## SOURCE MATERIAL
* * *
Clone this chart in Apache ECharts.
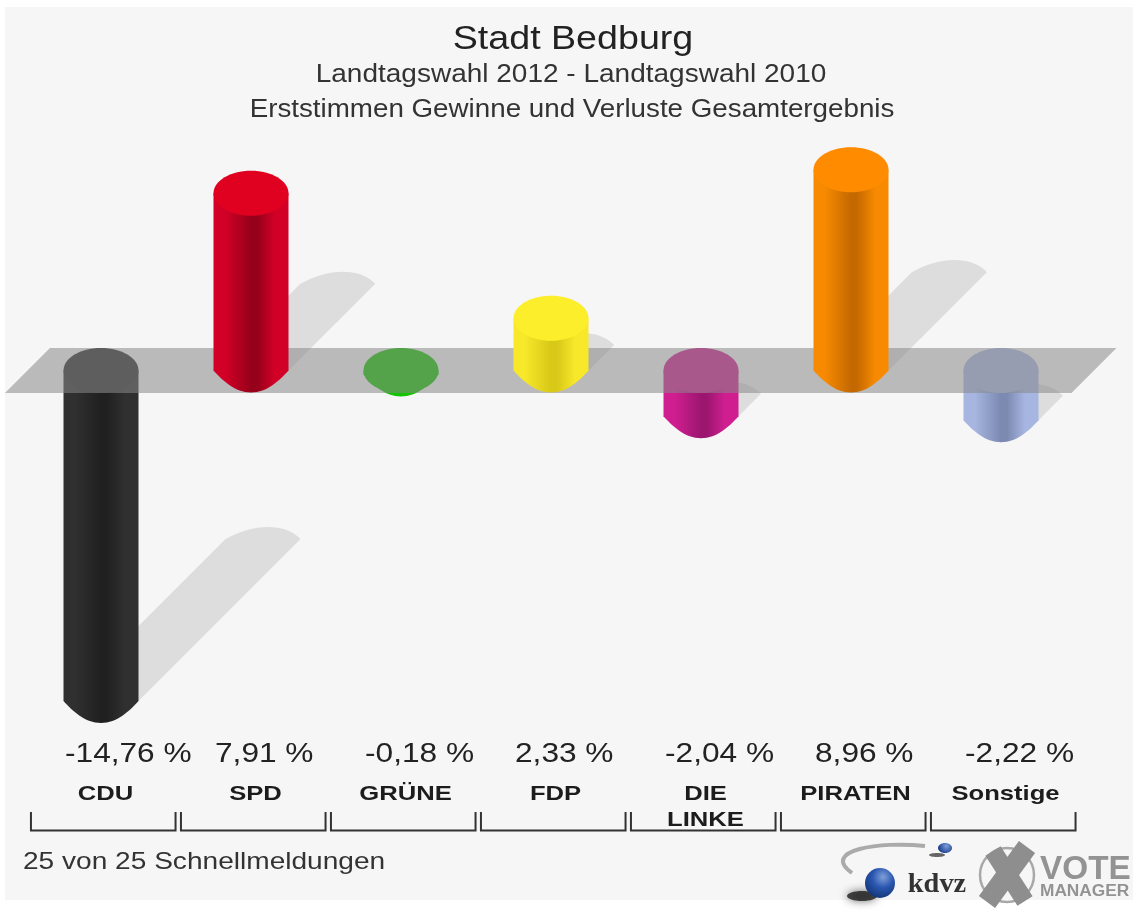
<!DOCTYPE html>
<html>
<head>
<meta charset="utf-8">
<title>Stadt Bedburg</title>
<script src="https://cdn.jsdelivr.net/npm/echarts@6/dist/echarts.min.js"></script>
<style>
  html, body { margin: 0; padding: 0; background: #fff; }
  #main { width: 1133px; height: 911px; }
</style>
</head>
<body>
<div id="main"></div>
<script>
// Daten
var parties = ['CDU', 'SPD', 'GRÜNE', 'FDP', 'DIE\nLINKE', 'PIRATEN', 'Sonstige'];
var changes = [-14.76, 7.91, -0.18, 2.33, -2.04, 8.96, -2.22];

// Farben: Deckel, Rand, Mitte
var capColors  = ['#2c2c2c', '#e0001f', '#14c400', '#fdee2b', '#d01e90', '#ff8c00', '#a6b6e0'];
var edgeColors = ['#303030', '#d20026', '#14c400', '#f7e82a', '#d01e90', '#f78a00', '#a6b6e0'];
var darkColors = ['#202020', '#96001a', '#14c400', '#d8c818', '#9c1670', '#c46800', '#7c8ab2'];

var font = '"Liberation Sans", Arial, sans-serif';

function txt(text, x, y, size, scaleX, opt) {
  opt = opt || {};
  return {
    type: 'text', x: x, y: y, scaleX: scaleX, z: opt.z,
    style: {
      text: text, fill: opt.fill || '#222',
      fontFamily: opt.family || font, fontSize: size, fontWeight: opt.weight || 'normal',
      align: opt.align || 'center', verticalAlign: 'middle'
    }
  };
}

function renderShadow(params, api) {
  var i = api.value(0), v = api.value(1);
  var zero = api.coord([i, 0]), end = api.coord([i, v]);
  var w = api.size([1, 0])[0] * 0.25;
  var d = Math.abs(end[1] - zero[1]) * 0.49;
  var x = end[0], y = Math.max(zero[1], end[1]);
  if (d < 8) return null;
  return {
    type: 'path',
    shape: {
      pathData: 'M' + (x - w) + ' ' + y + 'L' + (x - w + d) + ' ' + (y - d) +
        'C' + (x - w + d + 25) + ' ' + (y - d - 14) + ' ' + (x + d + 20) + ' ' + (y - d - 18) + ' ' + (x + w + d) + ' ' + (y - d) +
        'L' + (x + w) + ' ' + y + 'Z'
    },
    style: { fill: 'rgba(0,0,0,0.1)' }
  };
}

function renderBar(params, api) {
  var i = api.value(0), v = api.value(1);
  var zero = api.coord([i, 0]), end = api.coord([i, v]);
  var w = api.size([1, 0])[0] * 0.25, ry = w * 0.6;
  var x = zero[0];
  var yTop = Math.min(zero[1], end[1]), yBot = Math.max(zero[1], end[1]);
  var tip = yBot + ry - 0.5;
  var body = 'M' + (x - w) + ' ' + yTop + 'L' + (x - w) + ' ' + yBot +
    'C' + (x - w + 9) + ' ' + (yBot + 10) + ' ' + (x - 16) + ' ' + tip + ' ' + x + ' ' + tip +
    'C' + (x + 16) + ' ' + tip + ' ' + (x + w - 9) + ' ' + (yBot + 10) + ' ' + (x + w) + ' ' + yBot +
    'L' + (x + w) + ' ' + yTop + 'Z';
  return {
    type: 'group',
    children: [
      {
        type: 'path', shape: { pathData: body },
        style: {
          fill: new echarts.graphic.LinearGradient(0, 0, 1, 0, [
            { offset: 0, color: edgeColors[i] },
            { offset: 0.15, color: edgeColors[i] },
            { offset: 0.5, color: darkColors[i] },
            { offset: 0.58, color: darkColors[i] },
            { offset: 0.82, color: edgeColors[i] },
            { offset: 1, color: edgeColors[i] }
          ])
        }
      },
      { type: 'ellipse', shape: { cx: x, cy: yTop, rx: w, ry: ry }, style: { fill: capColors[i] } }
    ]
  };
}

// graue Ebene auf der Nulllinie
function renderPlane(params, api) {
  var band = api.size([1, 0])[0];
  var a = api.coord([0, 0]), b = api.coord([parties.length - 1, 0]);
  var h = band * 0.15;
  return {
    type: 'polygon',
    shape: {
      points: [
        [a[0] - band * 0.64, a[1] + h], [a[0] - band * 0.34, a[1] - h],
        [b[0] + band * 0.77, b[1] - h], [b[0] + band * 0.47, b[1] + h]
      ]
    },
    style: { fill: 'rgba(136,136,136,0.55)' }
  };
}

function renderLabels(params, api) {
  var i = api.value(0), v = api.value(1);
  var band = api.size([1, 0])[0];
  var x = api.coord([i, 0])[0];
  var lines = parties[i].split('\n');
  var children = [
    txt(v.toFixed(2).replace('.', ',') + ' %', x - band * 0.24, 754, 28, 1.13, { align: 'left' })
  ];
  lines.forEach(function (line, k) {
    children.push(txt(line, x + band * 0.03, 794 + k * 26, 21, 1.22, { weight: 'bold', fill: '#1c1c1c' }));
  });
  var l = x - band * 0.467, r = x + band * 0.497;
  children.push({
    type: 'polyline',
    shape: { points: [[l, 812], [l, 830.5], [r, 830.5], [r, 812]] },
    style: { fill: 'none', stroke: '#333', lineWidth: 2 }
  });
  return { type: 'group', children: children };
}

function barData(test) {
  var out = [];
  changes.forEach(function (v, i) { if (test(v)) out.push([i, v]); });
  return out;
}
var allData = barData(function () { return true; });

var chart = echarts.init(document.getElementById('main'));
chart.setOption({
  animation: false,
  grid: { left: 26, top: 146.5, width: 1050, height: 582.4 },
  xAxis: { type: 'category', data: parties, show: false },
  yAxis: { type: 'value', min: -16, max: 10, show: false },
  series: [
    { type: 'custom', silent: true, clip: false, z: 2, renderItem: renderShadow, data: allData },
    { type: 'custom', silent: true, clip: false, z: 3, renderItem: renderBar, data: barData(function (v) { return v < 0; }) },
    { type: 'custom', silent: true, clip: false, z: 4, renderItem: renderPlane, data: [[0, 0]] },
    { type: 'custom', silent: true, clip: false, z: 5, renderItem: renderBar, data: barData(function (v) { return v >= 0; }) },
    { type: 'custom', silent: true, clip: false, z: 6, renderItem: renderLabels, data: allData }
  ],
  graphic: [
    { type: 'rect', z: -10, shape: { x: 5, y: 7, width: 1128, height: 893 }, style: { fill: '#f6f6f6' } },
    txt('Stadt Bedburg', 573, 40, 33, 1.14),
    txt('Landtagswahl 2012 - Landtagswahl 2010', 571, 75, 25, 1.12, { fill: '#333' }),
    txt('Erststimmen Gewinne und Verluste Gesamtergebnis', 572, 110, 25, 1.11, { fill: '#333' }),
    txt('25 von 25 Schnellmeldungen', 23, 862, 24, 1.17, { align: 'left', fill: '#333' }),

    // kdvz Logo
    {
      type: 'bezierCurve',
      shape: { x1: 925, y1: 846, cpx1: 880, cpy1: 841, cpx2: 820, cpy2: 850, x2: 852, y2: 873 },
      style: { fill: 'none', stroke: '#aaa', lineWidth: 4 }
    },
    { type: 'ellipse', shape: { cx: 862, cy: 896, rx: 15, ry: 5 }, style: { fill: 'rgba(30,30,30,0.8)', shadowBlur: 8, shadowColor: 'rgba(30,30,30,0.8)' } },
    {
      type: 'circle', shape: { cx: 880, cy: 883, r: 15 },
      style: { fill: new echarts.graphic.RadialGradient(0.6, 0.3, 0.8, [{ offset: 0, color: '#7f9fd8' }, { offset: 0.45, color: '#2a56b0' }, { offset: 1, color: '#10306c' }]) }
    },
    { type: 'ellipse', shape: { cx: 937, cy: 855, rx: 8, ry: 2 }, style: { fill: 'rgba(40,40,40,0.7)' } },
    {
      type: 'ellipse', shape: { cx: 945, cy: 848, rx: 7, ry: 5 },
      style: { fill: new echarts.graphic.RadialGradient(0.6, 0.3, 0.8, [{ offset: 0, color: '#7f9fd8' }, { offset: 1, color: '#1c3f90' }]) }
    },
    txt('kdvz', 937, 885, 27, 1.05, { family: '"Liberation Serif", serif', weight: 'bold', fill: '#333' }),

    // Vote Manager Logo
    { type: 'circle', shape: { cx: 1007, cy: 875, r: 27 }, style: { fill: 'none', stroke: '#a8a8a8', lineWidth: 2.5 } },
    { type: 'line', shape: { x1: 993, y1: 851, x2: 1025, y2: 901 }, style: { stroke: '#8e8e8e', lineWidth: 18 } },
    { type: 'line', shape: { x1: 1027, y1: 847, x2: 987, y2: 902 }, style: { stroke: '#8e8e8e', lineWidth: 20 } },
    txt('VOTE', 1040, 870, 34, 0.98, { align: 'left', weight: 'bold', fill: '#939393' }),
    txt('MANAGER', 1040, 892, 16, 1.08, { align: 'left', weight: 'bold', fill: '#939393' })
  ]
});
</script>
</body>
</html>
* * *
## GOAL OF THE EXERCISE
Leave out the pictures. Transcribe only the lines above, from the first through the one that contains "var changes = [-14.76, 7.91, -0.18, 2.33, -2.04, 8.96, -2.22];".

## WORKED SOLUTION
Clone this chart in Apache ECharts.
<!DOCTYPE html>
<html>
<head>
<meta charset="utf-8">
<title>Stadt Bedburg</title>
<script src="https://cdn.jsdelivr.net/npm/echarts@6/dist/echarts.min.js"></script>
<style>
  html, body { margin: 0; padding: 0; background: #fff; }
  #main { width: 1133px; height: 911px; }
</style>
</head>
<body>
<div id="main"></div>
<script>
// Daten
var parties = ['CDU', 'SPD', 'GRÜNE', 'FDP', 'DIE\nLINKE', 'PIRATEN', 'Sonstige'];
var changes = [-14.76, 7.91, -0.18, 2.33, -2.04, 8.96, -2.22];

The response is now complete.